Explaining in Style: Training a GAN to explain a classifier in StyleSpace

Yossi Gandelsman
Michal Yarom
Yoav Itzhak Wald
Phillip Isola
Michal Irani
Proc. ICCV 2021
Google Scholar

Abstract

Image classification models can depend on multiple different semantic attributes of the image. An explanation of the decision of the classifier needs to both discover and visualize these properties. Here we present StylEx, a method for doing this, by training a generative model to specifically explain multiple attributes that underlie classifier decisions. A natural source for such attributes is the S-space of StyleGAN, which is known to generate semantically meaningful dimensions in the image. However, these will typically not correspond to classifier-specific attributes since standard GAN training is not dependent on the classifier.
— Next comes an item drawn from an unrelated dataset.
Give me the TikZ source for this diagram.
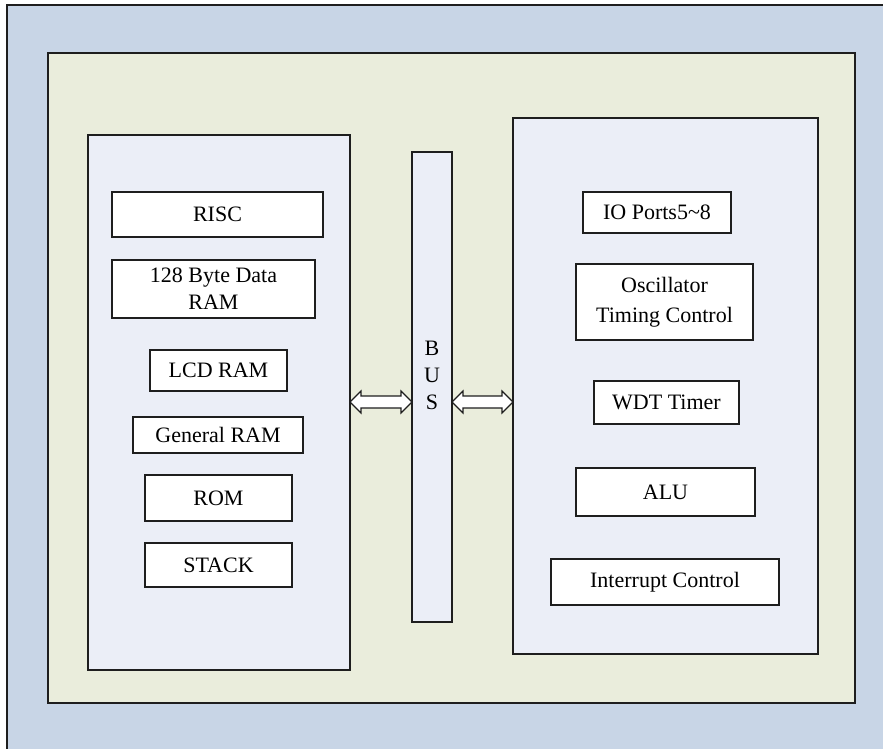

To overcome this, we propose training procedure for
a StyleGAN, which incorporates the classifier model. This results in an S-space that captures distinct attributes underlying classifier outputs. After training, the model can be used to visualize the effect of changing multiple attributes per image, thus providing an image-specific explanation. We apply StylEx to multiple domains, including animals, leaves, faces and retinal images. For these, we show how an image can be changed in different ways to change its classifier prediction.
Our results show that the method finds attributes that align well with semantic ones, generate meaningful image-specific explanations, and are interpretable as measured in user-studies.